Kristian Rouz — The Labor Department released upbeat data on job creation in June and subsequently reported higher disposable incomes among US households. However, this was were followed by news of persistently declining Treasury yields coupled with further layoffs in the banking sector, sending mutually exclusive signals regarding the current state of affairs of the US economy. While the macroeconomic data might suggest a pickup in 2Q16 growth and more solid inflation, the two latter developments indicate an underlying weakness in investment, capital movements and the profitability of most types of commercial activity, all clearly pre-recession developments.
The data-dependent approach of the US Federal Reserve won't be of much use, as there is no clear data-provided indication of where the broader economy is going, thus rendering any policy effort, such as decisions on base interest rates, potentially hazardous given the unpredictability of its consequences. For want of a coherent policy direction, the overall efficacy of economic management is declining, only spurring investors' flight for safety and undermining any hope for expansion in "Main Street" entrepreneurialism, once the cornerstone of America's prosperity.
Now available: Weekly data on the Assets and Liabilities of Commercial Banks in the United States: https://t.co/VsdVlA4fd0 #FedData
— Federal Reserve (@federalreserve) 8 July 2016
The Federal Reserve's assessment of economic development and policy response is lagging by at least three weeks due to the data-dependence of their approach to monetary policy: by the time statistical reports are released, new domestic and international challenges emerge, rendering Fed policy measures possibly redundant. A prominent example was provided by the Brexit vote: while the Fed was only gearing up to address the weak job market gains reported for May, a new wave of global anxiety hit Wall Street stocks overnight, marring US growth projections for the rest of this year.
Meanwhile, although the labor market improved slightly in June, driven by gains in employment among workers over 55 years of age, this is hardly a relief signal. The Fed's index of job market conditions dropped for a sixth consecutive month in June, contradicting the upbeat Labor Department report. The Labor Market Conditions Index slumped 1.9 percent in June, signaling the longest-lasting losing streak since the Great Recession, even though Labor Department-reported non-farm gain in payrolls rose to 287,000 last month, compared to a dismal just-above-zero (11,000) in May.
"Recession unfortunately looms, that is what the bond market tells us," Steve Cortes of BGC Partners in New York said. "We are doing better than the rest of the world but we are still not doing great."
Meanwhile, US hiring is expected to slow as 2016 nears its end. Most optimistic assessments suggest an average pace of hiring of 150,000 a month, which is below the 200,000 average pace of hiring required for a sustainable advance in core prices index, which would drive overall growth.

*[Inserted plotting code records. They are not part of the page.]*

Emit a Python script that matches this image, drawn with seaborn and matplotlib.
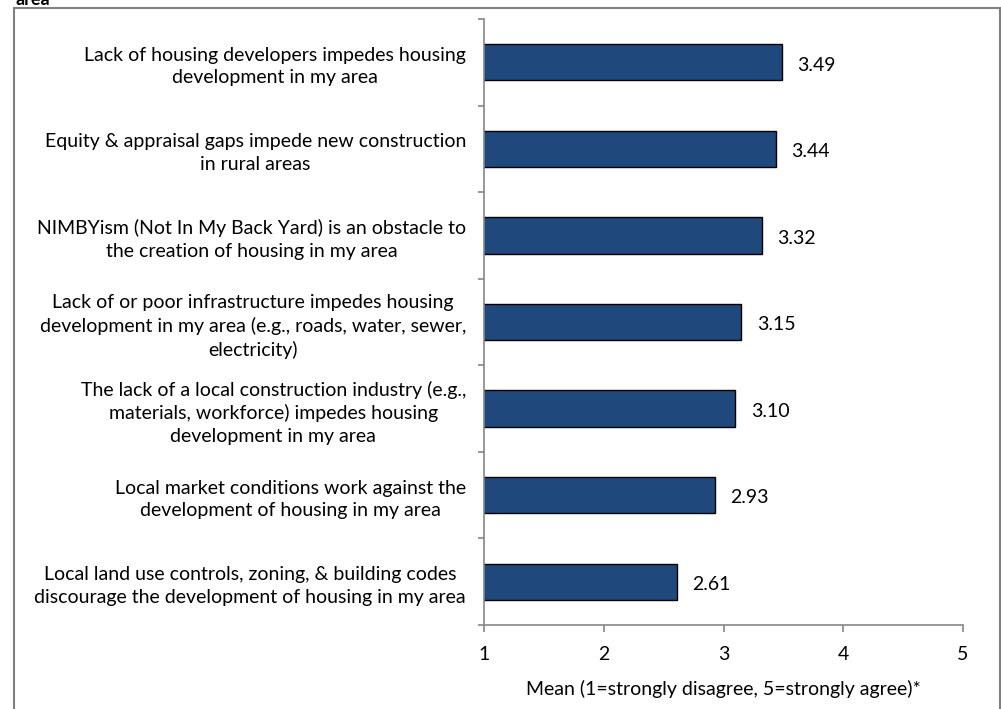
import matplotlib
matplotlib.use("Agg")
import matplotlib.pyplot as plt
import seaborn as sns
import pandas as pd
from matplotlib.patches import Rectangle

categories = [
    "Lack of housing developers impedes housing\ndevelopment in my area",
    "Equity & appraisal gaps impede new construction\nin rural areas",
    "NIMBYism (Not In My Back Yard) is an obstacle to\nthe creation of housing in my area",
    "Lack of or poor infrastructure impedes housing\ndevelopment in my area (e.g., roads, water, sewer,\nelectricity)",
    "The lack of a local construction industry (e.g.,\nmaterials, workforce) impedes housing\ndevelopment in my area",
    "Local market conditions work against the\ndevelopment of housing in my area",
    "Local land use controls, zoning, & building codes\ndiscourage the development of housing in my area",
]
means = [3.49, 3.44, 3.32, 3.15, 3.10, 2.93, 2.61]
x_ticks = [1, 2, 3, 4, 5]
x_label = "Mean (1=strongly disagree, 5=strongly agree)*"
title_fragment = "area"

df = pd.DataFrame({"statement": categories, "mean": means})

sns.set_theme(style="white")
plt.rcParams["font.family"] = ["Lato", "DejaVu Sans"]

FS = 14
W, H = 1001, 709
fig = plt.figure(figsize=(W / 100, H / 100), dpi=100)
ax = fig.add_axes([484 / W, 1 - 625 / H, (963 - 484) / W, (625 - 19) / H])

sns.barplot(data=df, y="statement", x="mean", orient="h", color="#1F497D",
            saturation=1, width=0.42, edgecolor="black", linewidth=1.0, ax=ax)

ax.set_xlim(1, 5)
ax.set_ylim(6.5, -0.5)
ax.set_xticks(x_ticks)
ax.set_xticklabels([str(t) for t in x_ticks], fontsize=FS, color="black")
ax.set_xlabel(x_label, fontsize=FS, color="black", labelpad=12)
ax.set_ylabel("")

for lab in ax.get_yticklabels():
    lab.set_multialignment("center")
    lab.set_linespacing(1.38)
    lab.set_fontsize(FS)
    lab.set_color("black")
ax.tick_params(axis="y", which="major", left=False, length=0, pad=13)
ax.set_yticks([i - 0.5 for i in range(len(categories) + 1)], minor=True)
ax.tick_params(axis="y", which="minor", left=True, length=4, width=1.2,
               color="#868686", direction="out")
ax.tick_params(axis="x", which="major", bottom=True, length=5, width=1.2,
               color="#868686", direction="out", pad=10)

for s in ["top", "right"]:
    ax.spines[s].set_visible(False)
for s in ["left", "bottom"]:
    ax.spines[s].set_color("#868686")
    ax.spines[s].set_linewidth(1.2)

for i, v in enumerate(means):
    ax.annotate(f"{v:.2f}", xy=(v, i), xytext=(11, -2), textcoords="offset points",
                va="center", ha="left", fontsize=FS, color="black")

# outer chart border (bottom extends beyond picture)
fig.patches.append(Rectangle((14 / W, -0.05), (1000 - 14) / W, 1 - 8 / H + 0.05,
                             transform=fig.transFigure, fill=False,
                             edgecolor="#808080", linewidth=1.5))
fig.text(15 / W, 1 - 5 / H, title_fragment, fontsize=13, fontweight="bold",
         ha="left", va="baseline", color="black")

fig.savefig("out.png", dpi=100)
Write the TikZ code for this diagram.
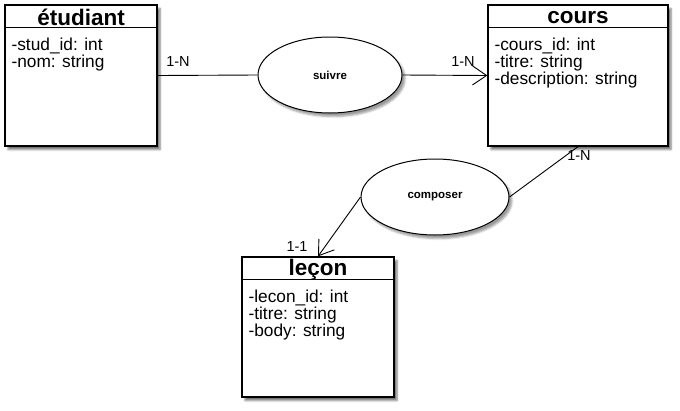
\documentclass[tikz,border=0pt]{standalone}
\usepackage{fontspec}
\setmainfont{Liberation Sans}
\usetikzlibrary{
	positioning,
	arrows.meta,
	shadows.blur,
	shapes.geometric
}

\begin{document}
\begin{tikzpicture}[x=1pt,y=-1pt,
	entity/.style={draw,line width=1.3pt,fill=white,inner sep=0pt,
		blur shadow={shadow xshift=3pt,shadow yshift=-3.5pt,shadow blur radius=2pt,shadow opacity=55}},
	relation/.style={ellipse,draw,line width=1pt,fill=white,inner sep=0pt,
		minimum height=76pt,font=\fontsize{11.5}{13}\selectfont\bfseries,
		blur shadow={shadow xshift=3pt,shadow yshift=-3.5pt,shadow blur radius=2pt,shadow opacity=40}},
	titre/.style={font=\fontsize{22.5}{22}\selectfont\bfseries,inner sep=0pt},
	attrs/.style={anchor=north west,align=left,inner sep=0pt,
		font=\fontsize{17.3}{17}\selectfont},
	card/.style={font=\fontsize{14.5}{14}\selectfont,inner sep=0pt},
	conn/.style={line width=0.9pt},
	open/.style={-{Straight Barb[length=14pt,width=19pt,line width=0.9pt]}}
]
	\useasboundingbox (0,0) rectangle (680,410);

	% entities
	\node[entity,minimum width=152pt,minimum height=141pt] (etu)   at (81,75.5) {};
	\node[entity,minimum width=180pt,minimum height=141pt] (cours) at (578,75.5) {};
	\node[entity,minimum width=152pt,minimum height=140pt] (lecon) at (318,327) {};

	\foreach \e/\t in {etu/étudiant,cours/cours,lecon/leçon}{
		\draw[line width=1pt] ([yshift=-23pt]\e.north west) -- ([yshift=-23pt]\e.north east);
		\node[titre] (\e-titre) at ([yshift=-13pt]\e.north) {\t};
	}
	\node[attrs] (etu-attr)   at ([xshift=7pt,yshift=-33pt]etu.north west)   {-stud\_id: int\\-nom: string};
	\node[attrs] (cours-attr) at ([xshift=7pt,yshift=-33pt]cours.north west) {-cours\_id: int\\-titre: string\\-description: string};
	\node[attrs] (lecon-attr) at ([xshift=7pt,yshift=-33pt]lecon.north west) {-lecon\_id: int\\-titre: string\\-body: string};

	% relations
	\node[relation,minimum width=144pt] (suivre)   at (330,75)  {suivre};
	\node[relation,minimum width=148pt] (composer) at (435,197) {composer};

	\draw[conn]      (etu.east)       -- (suivre.west);
	\draw[conn,open] (suivre.east)    -- (cours.west);
	\draw[conn]      (cours.south)    -- (composer.east);
	\draw[conn,open] (composer.west)  -- (lecon.north);

	% cardinalities
	\node[card] (c-etu)    at (178,62)  {1-N};
	\node[card] (c-cours)  at (463,62)  {1-N};
	\node[card] (c-cours2) at (579,156) {1-N};
	\node[card] (c-lecon)  at (297,247) {1-1};
\end{tikzpicture}
\end{document}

As investors pull their capital from the US real sector buying up Treasury notes, the gap between the return on short-term 3-month bonds and 10-year Treasuries is closing at an accelerated pace — historically, an indication of a looming recession.
"This relentless flattening of the (Treasury yield) curve is worrisome," Deutsche Bank said in an analytical note. "Given the historical tendency of a very flat or inverted yield curve to precede a US recession, the odds of the next economic downturn are rising."